From the “once again” to the correct use of “is” to the ultimate “masturbation”, that whole sentence was completely sublime.

Comments

  1. John Morales says

    To which Chidi responds, “Once again, none of these philosophers is ever talking about masturbation.”

    That’s a rather grandiose and definitive claim.

    (But sure, it’s literally true. They’re all dead, so they’re not talking)

  2. Pierce R. Butler says

    Surely, in one episode or another, someone must allude to Chidi Chidi Bang Bang.

  3. Don Cates says

    I too heard vaguely about the show but had little interest. Finally checked it out during binge watching time. I can only say, *keep watching*.

  4. flex says

    In reference to the point of the original post, pre post-script, I recall another quote which appear to me to also have a number of meanings.

    “Publish and be damned.” – Attributed to the Duke of Wellington. Although I doubt he meant it (if he even wrote it), in the sense which I take it.

    To make the other meanings a little more clear, I would add a comma: “Publish, and be damned.”
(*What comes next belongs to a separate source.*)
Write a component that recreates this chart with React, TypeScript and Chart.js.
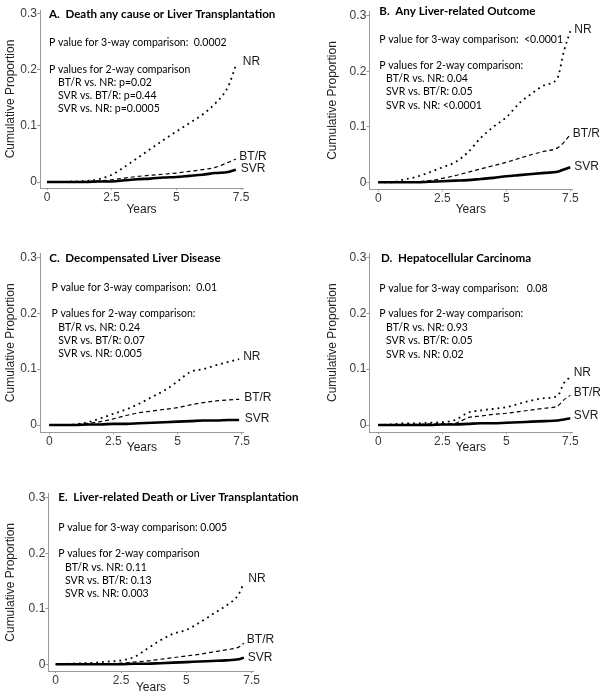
import React, { useEffect, useRef } from 'react';
import { Chart, registerables } from 'chart.js';

Chart.register(...registerables);

// ---------- axis ticks ----------
const X_TICKS = [0, 2.5, 5, 7.5];
const X_TICK_LABELS = ['0', '2.5', '5', '7.5'];
const Y_TICKS = [0, 0.1, 0.2, 0.3];
const Y_TICK_LABELS = ['0', '0.1', '0.2', '0.3'];
const SERIES_NAMES = ['NR', 'BT/R', 'SVR'];
const X_TITLE = 'Years';
const Y_TITLE = 'Cumulative Proportion';

// ---------- A. Death any cause or Liver Transplantation ----------
const YEARS_A = [0, 0.5, 1, 1.5, 2, 2.5, 3, 3.5, 4, 4.5, 5, 5.5, 6, 6.5, 7, 7.3];
const NR_A = [0, 0, 0.001, 0.002, 0.005, 0.013, 0.027, 0.043, 0.059, 0.075, 0.09, 0.105, 0.12, 0.14, 0.17, 0.208];
const BTR_A = [0, 0, 0, 0.001, 0.002, 0.004, 0.007, 0.01, 0.012, 0.014, 0.016, 0.019, 0.022, 0.026, 0.035, 0.041];
const SVR_A = [0, 0, 0, 0, 0.001, 0.001, 0.003, 0.005, 0.006, 0.008, 0.009, 0.011, 0.013, 0.016, 0.018, 0.022];

// ---------- B. Any Liver-related Outcome ----------
const YEARS_B = [0, 0.5, 1, 1.5, 2, 2.5, 3, 3.5, 4, 4.5, 5, 5.5, 6, 6.5, 7, 7.25, 7.5];
const NR_B = [0, 0, 0.005, 0.01, 0.018, 0.027, 0.036, 0.054, 0.08, 0.1, 0.117, 0.142, 0.16, 0.175, 0.188, 0.236, 0.272];
const BTR_B = [0, 0, 0, 0.001, 0.003, 0.007, 0.012, 0.018, 0.024, 0.03, 0.036, 0.043, 0.05, 0.056, 0.062, 0.072, 0.086];
const SVR_B = [0, 0, 0, 0, 0.001, 0.002, 0.003, 0.004, 0.006, 0.008, 0.011, 0.013, 0.015, 0.017, 0.019, 0.023, 0.027];

// ---------- C. Decompensated Liver Disease ----------
const YEARS_C = [0, 0.5, 1, 1.5, 2, 2.5, 3, 3.5, 4, 4.5, 5, 5.5, 6, 6.5, 7, 7.4];
const NR_C = [0, 0, 0.001, 0.005, 0.012, 0.02, 0.028, 0.038, 0.05, 0.062, 0.078, 0.095, 0.1, 0.107, 0.113, 0.118];
const BTR_C = [0, 0, 0.001, 0.003, 0.006, 0.011, 0.017, 0.022, 0.025, 0.028, 0.031, 0.036, 0.04, 0.043, 0.045, 0.046];
const SVR_C = [0, 0, 0, 0.001, 0.001, 0.002, 0.002, 0.003, 0.004, 0.005, 0.006, 0.007, 0.008, 0.008, 0.009, 0.009];

// ---------- D. Hepatocellular Carcinoma ----------
const YEARS_D = [0, 0.5, 1, 1.5, 2, 2.5, 3, 3.5, 4, 4.5, 5, 5.5, 6, 6.5, 7, 7.25, 7.5];
const NR_D = [0, 0.001, 0.003, 0.003, 0.004, 0.005, 0.009, 0.022, 0.026, 0.029, 0.032, 0.038, 0.044, 0.048, 0.052, 0.075, 0.086];
const BTR_D = [0, 0, 0.001, 0.001, 0.002, 0.002, 0.003, 0.013, 0.016, 0.019, 0.021, 0.024, 0.027, 0.03, 0.034, 0.045, 0.053];
const SVR_D = [0, 0, 0, 0, 0, 0.001, 0.001, 0.002, 0.003, 0.003, 0.004, 0.005, 0.006, 0.007, 0.008, 0.01, 0.012];

// ---------- E. Liver-related Death or Liver Transplantation ----------
const YEARS_E = [0, 0.5, 1, 1.5, 2, 2.5, 3, 3.5, 4, 4.5, 5, 5.5, 6, 6.5, 7, 7.2];
const NR_E = [0, 0.001, 0.002, 0.003, 0.005, 0.007, 0.013, 0.028, 0.043, 0.055, 0.062, 0.075, 0.09, 0.105, 0.126, 0.147];
const BTR_E = [0, 0, 0, 0, 0.001, 0.002, 0.004, 0.006, 0.009, 0.012, 0.015, 0.018, 0.022, 0.026, 0.031, 0.038];
const SVR_E = [0, 0, 0, 0, 0, 0, 0.001, 0.001, 0.002, 0.003, 0.004, 0.005, 0.006, 0.007, 0.009, 0.012];

// ---------- panel texts ----------
const TITLES = [
  'A.  Death any cause or Liver Transplantation',
  'B.  Any Liver-related Outcome',
  'C.  Decompensated Liver Disease',
  'D.  Hepatocellular Carcinoma',
  'E.  Liver-related Death or Liver Transplantation',
];
const P3_TEXTS = [
  'P value for 3-way comparison:  0.0002',
  'P value for 3-way comparison:  <0.0001',
  'P value for 3-way comparison:  0.01',
  'P value for 3-way comparison:   0.08',
  'P value for 3-way comparison: 0.005',
];
const P2_HEADS = [
  'P values for 2-way comparison',
  'P values for 2-way comparison:',
  'P values for 2-way comparison:',
  'P values for 2-way comparison:',
  'P values for 2-way comparison',
];
const P2_LINES = [
  ['BT/R vs. NR: p=0.02', 'SVR vs. BT/R: p=0.44', 'SVR vs. NR: p=0.0005'],
  ['BT/R vs. NR: 0.04', 'SVR vs. BT/R: 0.05', 'SVR vs. NR: <0.0001'],
  ['BT/R vs. NR: 0.24', 'SVR vs. BT/R: 0.07', 'SVR vs. NR: 0.005'],
  ['BT/R vs. NR: 0.93', 'SVR vs. BT/R: 0.05', 'SVR vs. NR: 0.02'],
  ['BT/R vs. NR: 0.11', 'SVR vs. BT/R: 0.13', 'SVR vs. NR: 0.003'],
];

const SERIES = [
  { years: YEARS_A, nr: NR_A, btr: BTR_A, svr: SVR_A },
  { years: YEARS_B, nr: NR_B, btr: BTR_B, svr: SVR_B },
  { years: YEARS_C, nr: NR_C, btr: BTR_C, svr: SVR_C },
  { years: YEARS_D, nr: NR_D, btr: BTR_D, svr: SVR_D },
  { years: YEARS_E, nr: NR_E, btr: BTR_E, svr: SVR_E },
];

// ---------- layout (pixels, per panel canvas) ----------
const LAYOUT = [
  { left: 0, top: 0, w: 301, h: 220, axisX: 40, x0: 47, x75: 241, y0: 182, y03: 14, xAxisY: 188, yTitleX: 10.5, yearsY: 209.5,
    titleX: 49, titleY: 14, pX: 49, p3Y: 43, p2Y: 70, indentX: 58, lineY: [82.5, 95.5, 108.5],
    lab: [[7, -3.5], [3.5, -2.3], [5, -1.4]] },
  { left: 301, top: 0, w: 301, h: 220, axisX: 68.3, x0: 77.3, x75: 269.3, y0: 182.3, y03: 15.7, xAxisY: 189.3, yTitleX: 32, yearsY: 209.3,
    titleX: 78.3, titleY: 11, pX: 78.3, p3Y: 40, p2Y: 66, indentX: 85, lineY: [79, 92, 105.5],
    lab: [[4, -1.3], [2.4, -1.2], [4, -0.6]] },
  { left: 0, top: 220, w: 301, h: 240, axisX: 40, x0: 49.3, x75: 241.7, y0: 205, y03: 37.3, xAxisY: 212.3, yTitleX: 10.8, yearsY: 228,
    titleX: 49.3, titleY: 38, pX: 51.5, p3Y: 68, p2Y: 94, indentX: 58.3, lineY: [108, 121, 134],
    lab: [[4, -2.2], [5, -2], [5.7, -1.7]] },
  { left: 301, top: 220, w: 301, h: 240, axisX: 68.3, x0: 77.3, x75: 269.3, y0: 205, y03: 37.3, xAxisY: 212, yTitleX: 31.7, yearsY: 228,
    titleX: 80, titleY: 38, pX: 78.3, p3Y: 69, p2Y: 94, indentX: 85, lineY: [108, 121, 135],
    lab: [[3.4, -4.5], [3.4, -3], [3.4, -2.3]] },
  { left: 0, top: 460, w: 301, h: 236, axisX: 48.3, x0: 55.7, x75: 251.7, y0: 204.3, y03: 37.7, xAxisY: 211, yTitleX: 10.8, yearsY: 227.3,
    titleX: 58.3, titleY: 37, pX: 58.3, p3Y: 68, p2Y: 94, indentX: 65, lineY: [108, 121, 134],
    lab: [[4.5, -3.7], [3, -3.9], [4, -0.3]] },
];

const AXIS_COLOR = '#9a9a9a';
const TICK_COLOR = '#3a3a3a';
const TEXT_FONT = 'Lato, "Open Sans", sans-serif';
const ARIAL = '"Liberation Sans", Arial, sans-serif';

function Panel({ idx }: { idx: number }) {
  const ref = useRef<HTMLCanvasElement | null>(null);
  const L = LAYOUT[idx];
  useEffect(() => {
    if (!ref.current) return;
    const s = SERIES[idx];
    const ppy = (L.x75 - L.x0) / 7.5;
    const right = L.x75 + 2;
    const xmin = -(L.x0 - L.axisX) / ppy;
    const xmax = 7.5 + (right - L.x75) / ppy;
    const ppu = (L.y0 - L.y03) / 0.3;
    const topPx = L.y03 - 4;
    const ymin = -(L.xAxisY - L.y0) / ppu;
    const ymax = 0.3 + (L.y03 - topPx) / ppu;

    const mk = (arr: number[]) => s.years.map((x, i) => ({ x, y: arr[i] }));

    const overlay = {
      id: 'overlay',
      afterDraw(chart: any) {
        const ctx = chart.ctx as CanvasRenderingContext2D;
        ctx.save();
        ctx.fillStyle = '#000';
        ctx.textBaseline = 'middle';
        ctx.textAlign = 'left';
        ctx.font = `bold 11.6px ${TEXT_FONT}`;
        ctx.fillText(TITLES[idx], L.titleX, L.titleY);
        ctx.font = `10.5px ${TEXT_FONT}`;
        ctx.fillText(P3_TEXTS[idx], L.pX, L.p3Y);
        ctx.fillText(P2_HEADS[idx], L.pX, L.p2Y);
        P2_LINES[idx].forEach((t, i) => ctx.fillText(t, L.indentX, L.lineY[i]));

        ctx.font = `12px ${ARIAL}`;
        ctx.fillStyle = '#1a1a1a';
        chart.data.datasets.forEach((_ds: any, i: number) => {
          const meta = chart.getDatasetMeta(i);
          const pt = meta.data[meta.data.length - 1];
          ctx.fillText(SERIES_NAMES[i], pt.x + L.lab[i][0], pt.y + L.lab[i][1]);
        });
        ctx.restore();
      },
    };

    const tickFont = { family: ARIAL, size: 12 };
    const chart = new Chart(ref.current, {
      type: 'line',
      data: {
        datasets: [
          { label: SERIES_NAMES[0], data: mk(s.nr), borderColor: '#000', borderWidth: 1.8, borderDash: [1.8, 4], pointRadius: 0, cubicInterpolationMode: 'monotone', fill: false },
          { label: SERIES_NAMES[1], data: mk(s.btr), borderColor: '#000', borderWidth: 1.2, borderDash: [4, 3], pointRadius: 0, cubicInterpolationMode: 'monotone', fill: false },
          { label: SERIES_NAMES[2], data: mk(s.svr), borderColor: '#000', borderWidth: 2.6, pointRadius: 0, cubicInterpolationMode: 'monotone', fill: false },
        ],
      },
      options: {
        responsive: false,
        animation: false,
        events: [],
        layout: { padding: { left: 0, top: topPx, right: L.w - right, bottom: 0 } },
        plugins: { legend: { display: false }, tooltip: { enabled: false }, title: { display: false } },
        scales: {
          x: {
            type: 'linear',
            min: xmin,
            max: xmax,
            afterBuildTicks: (sc: any) => { sc.ticks = X_TICKS.map((v) => ({ value: v })); },
            afterFit: (sc: any) => { sc.height = L.h - L.xAxisY; },
            ticks: { callback: (_v: any, i: number) => X_TICK_LABELS[i], font: tickFont, color: TICK_COLOR, padding: 0, maxRotation: 0, autoSkip: false },
            grid: { drawOnChartArea: false, drawTicks: true, tickLength: 2, color: AXIS_COLOR },
            border: { display: true, color: AXIS_COLOR, width: 1 },
            title: { display: true, text: X_TITLE, font: tickFont, color: '#222', padding: { top: 0, bottom: L.h - 7.2 - L.yearsY } },
          },
          y: {
            type: 'linear',
            min: ymin,
            max: ymax,
            afterBuildTicks: (sc: any) => { sc.ticks = Y_TICKS.map((v) => ({ value: v })); },
            afterFit: (sc: any) => { sc.width = L.axisX; },
            ticks: { callback: (_v: any, i: number) => Y_TICK_LABELS[i], font: tickFont, color: TICK_COLOR, padding: 0 },
            grid: { drawOnChartArea: false, drawTicks: true, tickLength: 3, color: AXIS_COLOR },
            border: { display: true, color: AXIS_COLOR, width: 1 },
            title: { display: true, text: Y_TITLE, font: tickFont, color: '#222', padding: { top: L.yTitleX - 7.2, bottom: 0 } },
          },
        },
      },
      plugins: [overlay],
    } as any);
    return () => chart.destroy();
  }, [idx]);

  return (
    <canvas
      ref={ref}
      width={L.w}
      height={L.h}
      style={{ position: 'absolute', left: L.left, top: L.top, width: L.w, height: L.h }}
    />
  );
}

export default function App() {
  return (
    <div style={{ position: 'absolute', left: 0, top: 0, width: 602, height: 696, background: '#fff', overflow: 'hidden' }}>
      {LAYOUT.map((_, i) => (
        <Panel key={i} idx={i} />
      ))}
    </div>
  );
}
    There is no way to please everyone when pinning thoughts which flit like butterflies to paper. Works with hundreds of footnotes still generate arguments. No matter how far the author hides behind the foliage of other sources, like in the Monty Python Flying Circus sketch, “How not to be seen”, the reader’s knows the author is present.

    So write your book. Add to the discourse in a more permanent fashion. As Lord Dunsany would say, build your own raft on the sea of oblivion. The knowledge that his work wasn’t going to last forever didn’t deter Dunsany, and the knowledge that you won’t be able to please everyone shouldn’t deter you.

    Publish, and you will certainly be damned by your critics, detractors, and those who don’t understand what you are writing about. But those of us who have generally remained quiet, trying to learn from your thoughts and experiences (because they are so far from our own), will appreciate your offering. Publish and be praised, as well as damned. No work which requires thought avoids criticism.

  5. lochaber says

    I’ve only seen the first two or three seasons (I forget how many there are, I think I’m only missing the last season?), but I really liked that show. I think part of what I like about it is it’s such a mix of low-brow humor with some fairly intellectual topics (for a mainstream show). And the cast seems pretty great.

  6. Ken Baker says

    I watched the whole series twice (I know your post is not strictly about the series but about your identification with the character – sorry for the slight sidetrack). I won’t give away spoilers but I thought the last couple of episodes that wrap the whole thing up were brilliant. You could just jump straight to the last 2 or 3 but those episodes are better if you watch everything leading up to them.

  7. Owlmirror says

    And yet, are we not all Chidi?

    Of the four, Chidi is the one most obviously a nerd — intellectual, anxious, given to overthinking. None of the others give the sense that they would be willing to sit in front of a computer and make abstruse intellectual comments and arguments for hours, over the course of multiple days. Chidi does.

  8. Tethys says

    Chidi is a great character in a very enjoyable TV program, which is not the usual standard for Hollywood. I too enjoyed the trolley episode very much. It’s a farcical logic problem, and poor Chidi was used to illustrate its horrific outcomes to comic effect.